A student report - 'Study China'

Michael Eyley's Mandarin Class

Michael Eyley and his mandarin classmates

In summer 2014 third year history student, Michael Eyley was fortunate enough to have been selected to participate in the British Council's and the Department for Business, Innovation and Skills ‘Study China’ program held at Nanjing University (南大) in Jiangsu province, China.

Michael recounts his experience abroad:

"The three week-long program consisted of intensive daily Mandarin lessons, Chinese history lectures, calligraphy, tai chi and numerous cultural excursions. August 2014 was a fitting month as ever to live in the ancient city of Nanjing, as I saw it host the 2nd International Youth Olympic Games; providing us with a fine opportunity to see traditional Chinese culture intermix with Chinese ambitions on the international stage. We were fortunate enough to see the badminton and beach volleyball trials as two of our excursions.

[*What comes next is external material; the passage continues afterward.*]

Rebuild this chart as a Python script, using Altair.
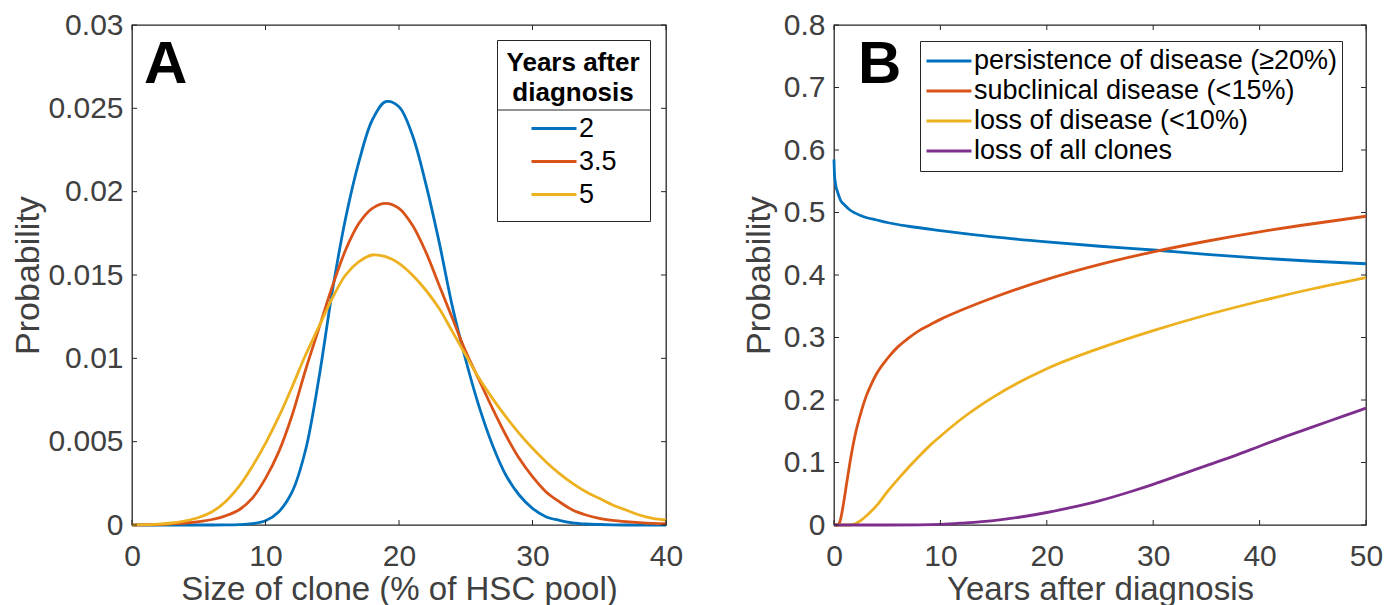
import altair as alt
import pandas as pd

# ---------------- Panel A data ----------------
clone_size = list(range(0, 41))
prob_2y = [0, 0, 0, 0, 0, 0, 0, 0.000005, 0.00002, 0.00008, 0.00025, 0.0008, 0.0020, 0.0045,
           0.0088, 0.0140, 0.0184, 0.0218, 0.0243, 0.0254, 0.0251, 0.0234, 0.0205, 0.0170,
           0.0131, 0.0099, 0.0071, 0.0048, 0.0030, 0.0018, 0.0010, 0.0005, 0.00028, 0.00013,
           0.00006, 0.00003, 0.00001, 0, 0, 0, 0]
prob_35y = [0, 0.00001, 0.00003, 0.00007, 0.00012, 0.0002, 0.00033, 0.00055, 0.0009, 0.0016,
            0.0028, 0.0044, 0.0066, 0.0093, 0.0118, 0.0143, 0.0165, 0.0181, 0.0190, 0.0193,
            0.0190, 0.0180, 0.0164, 0.0144, 0.0124, 0.0104, 0.0087, 0.0070, 0.0054, 0.0040,
            0.0029, 0.0020, 0.0014, 0.0009, 0.0006, 0.0004, 0.00028, 0.0002, 0.00014, 0.0001,
            0.00008]
prob_5y = [0, 0.00002, 0.00005, 0.00012, 0.00025, 0.00045, 0.0008, 0.0014, 0.0023, 0.0035,
           0.0049, 0.0065, 0.0083, 0.0102, 0.0119, 0.0136, 0.0150, 0.0158, 0.0162, 0.0161,
           0.0157, 0.0150, 0.0141, 0.0130, 0.0116, 0.0102, 0.0088, 0.0076, 0.0065, 0.0055,
           0.0046, 0.0038, 0.0031, 0.0025, 0.0020, 0.0016, 0.0012, 0.0009, 0.0006, 0.0004,
           0.0003]
years_A = ["2", "3.5", "5"]
colors_A = ["#0072BD", "#D95319", "#EDB120"]
xticks_A = [0, 10, 20, 30, 40]
yticks_A = [0, 0.005, 0.01, 0.015, 0.02, 0.025, 0.03]

# ---------------- Panel B data ----------------
t_persist = [0, 0.05, 0.15, 0.35, 0.6, 1, 1.5, 2, 3, 4, 5, 7, 10, 15, 20, 25, 30, 35, 40, 45, 50]
p_persist = [0.585, 0.56, 0.545, 0.532, 0.52, 0.512, 0.504, 0.499, 0.492, 0.488, 0.484, 0.478,
             0.471, 0.461, 0.453, 0.446, 0.440, 0.433, 0.427, 0.422, 0.418]
t_subclin = [0, 0.35, 0.6, 0.9, 1.2, 1.5, 2, 2.5, 3, 3.5, 4, 5, 6, 7, 8, 9, 10, 12, 15, 20, 25,
             30, 35, 40, 45, 50]
p_subclin = [0, 0, 0.008, 0.035, 0.068, 0.1, 0.145, 0.178, 0.205, 0.225, 0.242, 0.266, 0.285,
             0.299, 0.311, 0.320, 0.329, 0.344, 0.364, 0.393, 0.417, 0.437, 0.454, 0.469, 0.482,
             0.494]
t_loss = [0, 1.5, 2, 2.5, 3, 3.5, 4, 5, 6, 7, 8, 9, 10, 12, 15, 20, 25, 30, 35, 40, 45, 50]
p_loss = [0, 0, 0.002, 0.007, 0.014, 0.022, 0.031, 0.053, 0.073, 0.092, 0.11, 0.127, 0.142,
          0.17, 0.205, 0.25, 0.283, 0.311, 0.336, 0.358, 0.378, 0.396]
t_allclones = [0, 5, 8, 10, 12, 15, 18, 20, 22, 25, 28, 30, 33, 35, 38, 40, 43, 45, 48, 50]
p_allclones = [0, 0, 0.0002, 0.001, 0.003, 0.007, 0.014, 0.02, 0.027, 0.039, 0.054, 0.065,
               0.083, 0.095, 0.113, 0.126, 0.145, 0.157, 0.175, 0.187]
series_B = ["persistence of disease (≥20%)", "subclinical disease (<15%)",
            "loss of disease (<10%)", "loss of all clones"]
colors_B = ["#0072BD", "#D95319", "#EDB120", "#7E2F8E"]
xticks_B = [0, 10, 20, 30, 40, 50]
yticks_B = [0, 0.1, 0.2, 0.3, 0.4, 0.5, 0.6, 0.7, 0.8]

panel_letters = ["A", "B"]

# ---------------- tables ----------------
df_A = pd.concat([
    pd.DataFrame({"size": clone_size, "prob": vals, "years": lab})
    for vals, lab in zip([prob_2y, prob_35y, prob_5y], years_A)
], ignore_index=True)

df_B = pd.concat([
    pd.DataFrame({"t": tt, "prob": pp, "series": name})
    for tt, pp, name in zip([t_persist, t_subclin, t_loss, t_allclones],
                            [p_persist, p_subclin, p_loss, p_allclones], series_B)
], ignore_index=True)

FONT = "Liberation Sans"
AX = "#262626"
TXT = "#404040"
W_A, W_B, H = 534, 532, 500
TL = 5  # inner tick length
LW = 2.8


def inner_ticks(xfield, xvals, yfield, yvals, w):
    xt = alt.Chart(pd.DataFrame({xfield: xvals})).mark_rule(color=AX, strokeWidth=1)
    yt = alt.Chart(pd.DataFrame({yfield: yvals})).mark_rule(color=AX, strokeWidth=1)
    return [
        xt.encode(x=f"{xfield}:Q", y=alt.value(H), y2=alt.value(H - TL)),
        xt.encode(x=f"{xfield}:Q", y=alt.value(0), y2=alt.value(TL)),
        yt.encode(y=f"{yfield}:Q", x=alt.value(0), x2=alt.value(TL)),
        yt.encode(y=f"{yfield}:Q", x=alt.value(w - TL), x2=alt.value(w)),
    ]


# ---------------- Panel A ----------------
legA = alt.Legend(
    title=["Years after", "diagnosis"], orient="none", legendX=365, legendY=15,
    titleFont=FONT, titleFontSize=26, titleFontWeight="bold", titleColor="#000000",
    titleAnchor="middle", titleAlign="center", titleLineHeight=30, titlePadding=6,
    labelFont=FONT, labelFontSize=27, labelColor="#000000", labelOffset=1, labelLimit=500,
    symbolType="stroke", symbolSize=2025, symbolStrokeWidth=LW, symbolOffset=0,
    clipHeight=33, rowPadding=0, strokeColor=AX, padding=10,
)
lines_A = alt.Chart(df_A).mark_line(strokeWidth=LW, interpolate="catmull-rom").encode(
    x=alt.X("size:Q", scale=alt.Scale(domain=[0, 40], nice=False, zero=False),
            axis=alt.Axis(values=xticks_A, title="Size of clone (% of HSC pool)",
                          labelFlush=False)),
    y=alt.Y("prob:Q", scale=alt.Scale(domain=[0, 0.03], nice=False),
            axis=alt.Axis(values=yticks_A, format="~g", title="Probability",
                          titlePadding=2, labelFlush=False)),
    color=alt.Color("years:N", scale=alt.Scale(domain=years_A, range=colors_A),
                    sort=years_A, legend=legA),
)
sep_A = alt.Chart(pd.DataFrame({"s": [0]})).mark_rule(color=AX, strokeWidth=1).encode(
    x=alt.value(365), x2=alt.value(519), y=alt.value(85))
letter_A = alt.Chart(pd.DataFrame({"panel": [panel_letters[0]]})).mark_text(
    font=FONT, fontSize=60, fontWeight="bold", align="left", baseline="alphabetic",
    color="#000000").encode(text="panel:N", x=alt.value(12), y=alt.value(58))

chart_A = alt.layer(lines_A, *inner_ticks("size", xticks_A, "prob", yticks_A, W_A),
                    sep_A, letter_A).properties(width=W_A, height=H)

# ---------------- Panel B ----------------
legB = alt.Legend(
    title=None, orient="none", legendX=86, legendY=16,
    labelFont=FONT, labelFontSize=27, labelColor="#000000", labelOffset=1, labelLimit=600,
    symbolType="stroke", symbolSize=2025, symbolStrokeWidth=LW, symbolOffset=0,
    clipHeight=30, rowPadding=0, strokeColor=AX, padding=5,
)
lines_B = alt.Chart(df_B).mark_line(strokeWidth=LW, interpolate="monotone").encode(
    x=alt.X("t:Q", scale=alt.Scale(domain=[0, 50], nice=False, zero=False),
            axis=alt.Axis(values=xticks_B, title="Years after diagnosis", labelFlush=False)),
    y=alt.Y("prob:Q", scale=alt.Scale(domain=[0, 0.8], nice=False),
            axis=alt.Axis(values=yticks_B, format="~g", title="Probability",
                          titlePadding=7, labelFlush=False)),
    color=alt.Color("series:N", scale=alt.Scale(domain=series_B, range=colors_B),
                    sort=series_B, legend=legB),
)
letter_B = alt.Chart(pd.DataFrame({"panel": [panel_letters[1]]})).mark_text(
    font=FONT, fontSize=60, fontWeight="bold", align="left", baseline="alphabetic",
    color="#000000").encode(text="panel:N", x=alt.value(24), y=alt.value(58))

chart_B = alt.layer(lines_B, *inner_ticks("t", xticks_B, "prob", yticks_B, W_B),
                    letter_B).properties(width=W_B, height=H)

chart = alt.hconcat(chart_A, chart_B, spacing=168, bounds="flush").resolve_scale(
    color="independent"
).properties(
    padding={"left": 3, "top": 1, "right": 5, "bottom": 0}
).configure(font=FONT).configure_view(
    stroke=AX, strokeWidth=1.3
).configure_axis(
    domain=False, ticks=False, tickSize=0, grid=False,
    labelFont=FONT, labelFontSize=30, labelColor=TXT,
    titleFont=FONT, titleFontSize=33, titleFontWeight="normal", titleColor=TXT,
).configure_axisX(labelPadding=16, titlePadding=2).configure_axisY(
    labelPadding=9, titleFontSize=34)

chart.save("out.html", embed_options={"renderer": "svg", "actions": False})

The main aspect of the program, of course, were the daily Mandarin lessons. These were three hours in length, and were structured to give us a growing foundation in the basics of the language. Listening, speaking, writing (in both pinyin and Chinese characters) and reading were all covered in class and at night through the extensive daily ‘homework’ exercises. At the end of the program, our ‘Laoshis’ (teachers) gave us extensive examinations in all four of these aspects.

The other academic component of the program were the Chinese history lectures. These were delivered by a professional historian resident at the university, and took a chronological approach to 4000 years of Chinese history; interestingly, during the last lecture we discovered that this time-frame ended in the mid-19th Century because 'Chinese History isn’t very nice after this point.' We found time to visit the rather sombre Nanjing Massacre Museum where China more accurately, and graphically, tackles one of the less pleasant episodes of its recent history.

All in all, the program was a rewarding success. On a personal level, it gave me the opportunity to live not only in a unique culture, but in a city with a colourful history. More significantly, it allowed me to really get to grips with an invaluable foreign language in the classroom and then simultaneously practice this outside on the streets with locals.

Another interesting highlight was experiencing the very different styles in teaching the academic historians at Nanjing University had in comparison with those at The University of Nottingham; sources are seldom cross-examined and lecturers take a position significantly above the student in the teaching relationship- in China, history seems to be consulted, not enthusiastically and critically chased down. Most Nottingham students will have heard of their University’s commitment to China, with the highly successful Ningbo campus where UK students, especially History students, have the opportunity to study on inter-campus exchange.

Participating in this program in China really brought home the growing significance of China as not only a giant in the global economic and political sphere, but also as a rising force in higher education. After speaking to British students representing other UK Universities on the program, it’s obvious that The University of Nottingham stands out as taking this in its stride; with the Department of History doing all it can to ensure students can take advantage of the delights China offers."